Ardından gelecekte bir şeyler değişiyor ve asi bir grup yapay zekanın “dünyayı iyileştirmeyi/ kurtarmayı” amaçlayan “büyük planı” nı uygulama şekline isyan ederek kendi planlarını yapıyorlar.
Yapay zekanın sızılması imkansız beynine sızarak 21. yüzyılda çaresi olmayan bir grip virüsü üretiyor ve geçmişe gönderiyorlar.
Yani bir başka deyişle “gelecek kendisini kurtarmak için geçmişe saldırıyor”.
Gezginler grubunun doktoru virüsün özelliklerini ve asiler tarafından nasıl yayıldığını şöyle anlatıyor.
“Virüsün kuluçka süresi 10 gün. Yaklaşık 14 gün önce 10 tane gezginler takımı (50 kişi) tüm dünyayı dolaşarak virüsü yaydılar. Basit hesaplamayla ilk gün 150, ikinci gün 330 kişi enfekte oluyor. Bunu ilk günden itibaren hesaplayınca bugün itibariyle 4 yarın 10 milyon enfekte olacak.”
Dizide asi grup, anti virüs oluşturduklarını zanneden bilim ekibine farkettirmeden yaptıkları sahte bayrak operasyonuyla genetiği değiştirilmiş yeni bir virüs ürettiriyorlar.
Peki asi grubun dizide bu virüsü yayma sebep neymiş, grup üyelerinin birinden dinleyelim.

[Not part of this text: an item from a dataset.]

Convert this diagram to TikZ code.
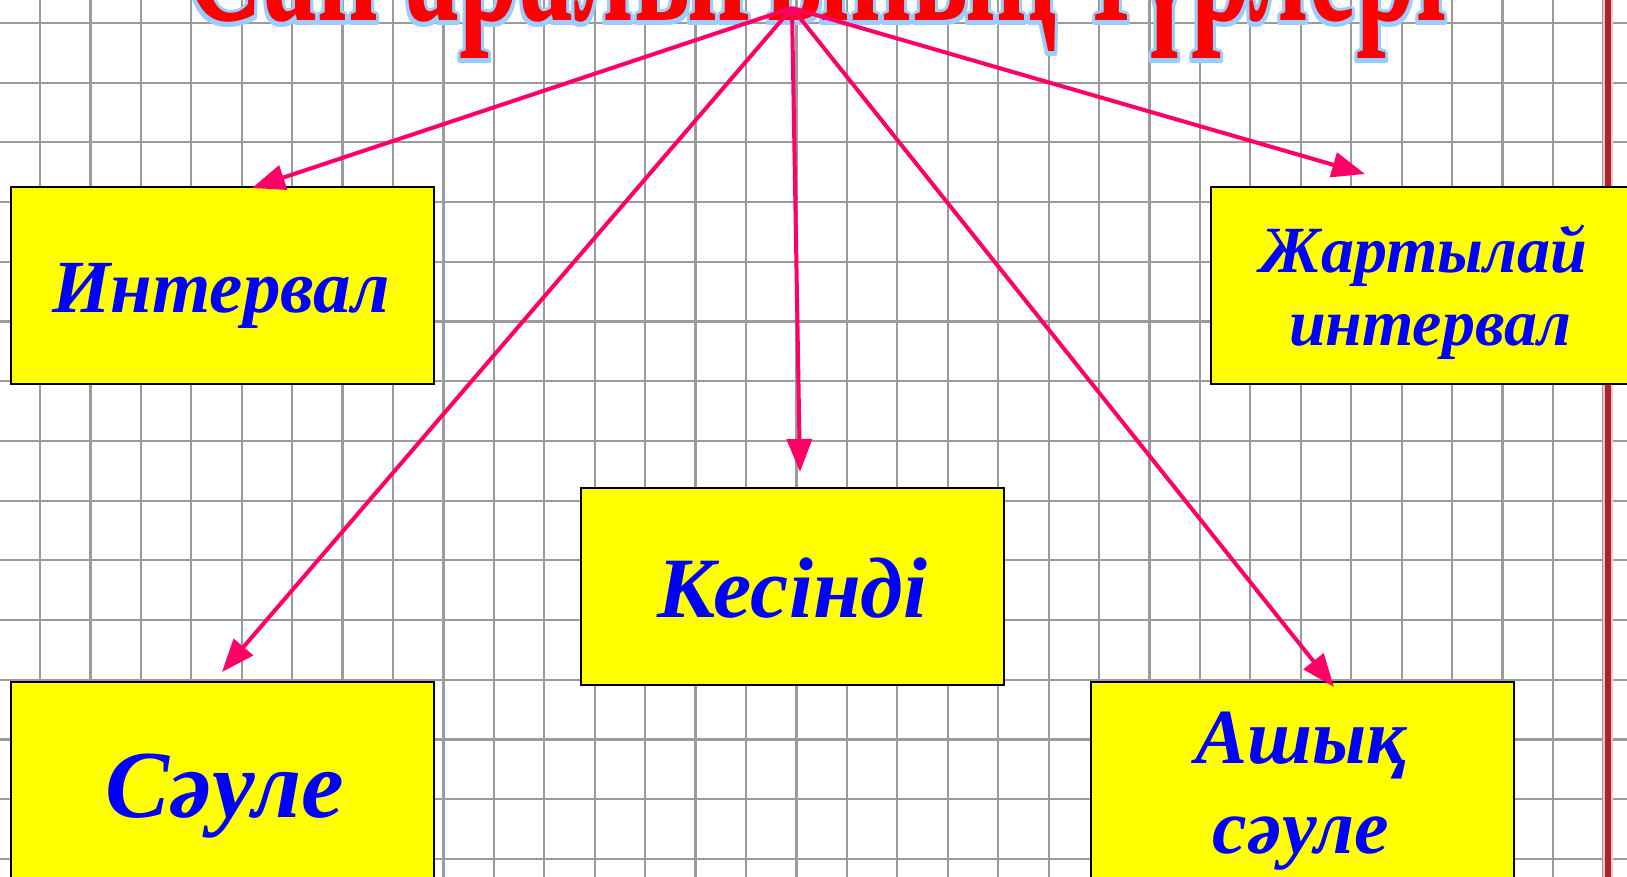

“Geldiğim gelecekte insanlar Yönetici (yapay zeka) ve Fraksiyon (asiler) arasında ikiye bölünmüş durumda. İki tarafta kontrolü ele geçirmek için savaşıyorlar. Yöneticiyi sıfırladığınızda 21. yüzyıla erişimimiz kesildi. Geçmişi kaybedersek herşeyi kaybedecektik. (…) Yani FBI’daki binlerce kişi Fraksiyondan ve onların kendi planı var. 21 yüzyıldaki en büyük tehdit aşırı nüfus artışı. Yönetici doğal çözümü göremedi. Virüs genetik olarak nüfusun yüzde 70’ini korumaya programlandı. Gelecek, hayatta kalacak.”
Asi grubun üyesine “yüzde 70’mi? Ama bu iki milyar insanı katletmek demek” sorusu yöneltildiğinde cevabı basit oluyor.
“Önce görev gelir.”
Dünyanın yüzde 30’luk kısmını öldürmeye programlı bir virüs, iyi mi?
Programlı dediysek aklınıza hemen bilgiyar programcısı, dünya nüfus ile takıntılı, virüs patentleri almayı seven eli aşılı amcanız Bill Gates gelmesin.
Ya da geçtiğimiz haftalarda “The Economist” dergisinin “sıradaki felaket” manşetiyle yayınladığı kapakta gözüken virüs ve dünyaya yaklaşan göktaşı fotoğrafları.